=== Data section ===

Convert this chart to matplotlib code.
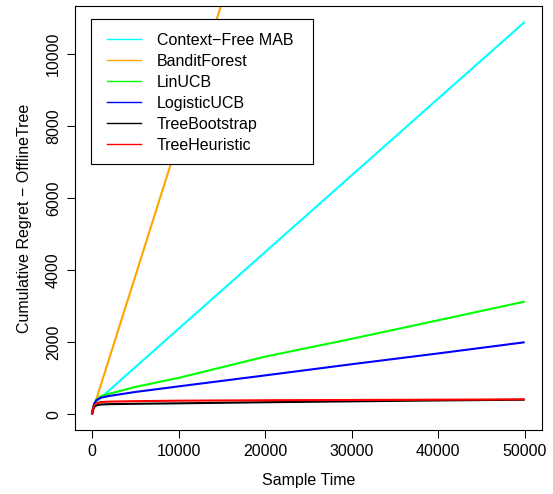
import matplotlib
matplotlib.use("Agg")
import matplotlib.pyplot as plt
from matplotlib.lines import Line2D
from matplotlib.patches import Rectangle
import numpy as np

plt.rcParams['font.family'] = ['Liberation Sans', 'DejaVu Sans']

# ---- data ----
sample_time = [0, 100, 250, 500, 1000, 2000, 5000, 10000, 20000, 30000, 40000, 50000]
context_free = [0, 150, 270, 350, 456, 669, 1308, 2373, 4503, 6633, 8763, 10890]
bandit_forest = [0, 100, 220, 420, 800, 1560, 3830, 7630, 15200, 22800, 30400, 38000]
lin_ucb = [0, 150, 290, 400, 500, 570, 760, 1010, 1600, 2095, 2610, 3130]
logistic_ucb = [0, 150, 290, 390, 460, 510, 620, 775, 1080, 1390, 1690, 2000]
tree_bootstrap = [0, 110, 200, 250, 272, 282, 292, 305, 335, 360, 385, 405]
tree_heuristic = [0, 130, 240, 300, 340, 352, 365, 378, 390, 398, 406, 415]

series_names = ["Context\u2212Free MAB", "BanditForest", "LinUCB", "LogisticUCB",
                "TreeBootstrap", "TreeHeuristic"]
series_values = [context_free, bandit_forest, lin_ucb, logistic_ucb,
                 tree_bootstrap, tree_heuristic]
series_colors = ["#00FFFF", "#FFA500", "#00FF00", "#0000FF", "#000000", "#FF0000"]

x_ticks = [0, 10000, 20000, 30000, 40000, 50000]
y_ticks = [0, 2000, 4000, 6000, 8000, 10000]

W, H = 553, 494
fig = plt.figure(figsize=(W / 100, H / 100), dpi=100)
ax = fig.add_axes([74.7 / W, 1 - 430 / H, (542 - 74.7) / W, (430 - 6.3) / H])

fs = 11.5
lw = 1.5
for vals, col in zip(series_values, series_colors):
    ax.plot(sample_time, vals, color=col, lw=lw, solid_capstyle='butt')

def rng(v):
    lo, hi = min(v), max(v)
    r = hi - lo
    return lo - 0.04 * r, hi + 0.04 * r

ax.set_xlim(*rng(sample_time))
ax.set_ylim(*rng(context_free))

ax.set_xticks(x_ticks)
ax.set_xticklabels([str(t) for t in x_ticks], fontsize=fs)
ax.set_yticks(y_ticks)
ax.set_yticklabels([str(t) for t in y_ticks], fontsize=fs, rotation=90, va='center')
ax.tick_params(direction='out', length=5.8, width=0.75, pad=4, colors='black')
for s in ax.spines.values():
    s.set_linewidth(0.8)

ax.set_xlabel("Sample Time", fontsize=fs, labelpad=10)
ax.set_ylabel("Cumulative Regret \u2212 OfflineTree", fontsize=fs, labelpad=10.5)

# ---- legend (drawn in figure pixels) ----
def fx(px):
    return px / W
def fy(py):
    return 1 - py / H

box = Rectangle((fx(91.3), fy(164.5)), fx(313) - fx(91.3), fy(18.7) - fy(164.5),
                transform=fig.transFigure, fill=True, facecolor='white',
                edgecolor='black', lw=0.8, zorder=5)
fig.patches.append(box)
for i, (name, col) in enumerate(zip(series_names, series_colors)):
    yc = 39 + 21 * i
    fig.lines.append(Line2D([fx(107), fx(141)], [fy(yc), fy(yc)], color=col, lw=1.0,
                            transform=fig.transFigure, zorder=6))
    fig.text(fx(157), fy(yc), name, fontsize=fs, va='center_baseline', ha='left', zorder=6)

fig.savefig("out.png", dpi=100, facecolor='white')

===

## Given problem
Set the lines above down again, word for word, from the first through the one containing "y_ticks = [0, 2000, 4000, 6000, 8000, 10000]"; pictures excluded.

## Result
Convert this chart to matplotlib code.
import matplotlib
matplotlib.use("Agg")
import matplotlib.pyplot as plt
from matplotlib.lines import Line2D
from matplotlib.patches import Rectangle
import numpy as np

plt.rcParams['font.family'] = ['Liberation Sans', 'DejaVu Sans']

# ---- data ----
sample_time = [0, 100, 250, 500, 1000, 2000, 5000, 10000, 20000, 30000, 40000, 50000]
context_free = [0, 150, 270, 350, 456, 669, 1308, 2373, 4503, 6633, 8763, 10890]
bandit_forest = [0, 100, 220, 420, 800, 1560, 3830, 7630, 15200, 22800, 30400, 38000]
lin_ucb = [0, 150, 290, 400, 500, 570, 760, 1010, 1600, 2095, 2610, 3130]
logistic_ucb = [0, 150, 290, 390, 460, 510, 620, 775, 1080, 1390, 1690, 2000]
tree_bootstrap = [0, 110, 200, 250, 272, 282, 292, 305, 335, 360, 385, 405]
tree_heuristic = [0, 130, 240, 300, 340, 352, 365, 378, 390, 398, 406, 415]

series_names = ["Context\u2212Free MAB", "BanditForest", "LinUCB", "LogisticUCB",
                "TreeBootstrap", "TreeHeuristic"]
series_values = [context_free, bandit_forest, lin_ucb, logistic_ucb,
                 tree_bootstrap, tree_heuristic]
series_colors = ["#00FFFF", "#FFA500", "#00FF00", "#0000FF", "#000000", "#FF0000"]

x_ticks = [0, 10000, 20000, 30000, 40000, 50000]
y_ticks = [0, 2000, 4000, 6000, 8000, 10000]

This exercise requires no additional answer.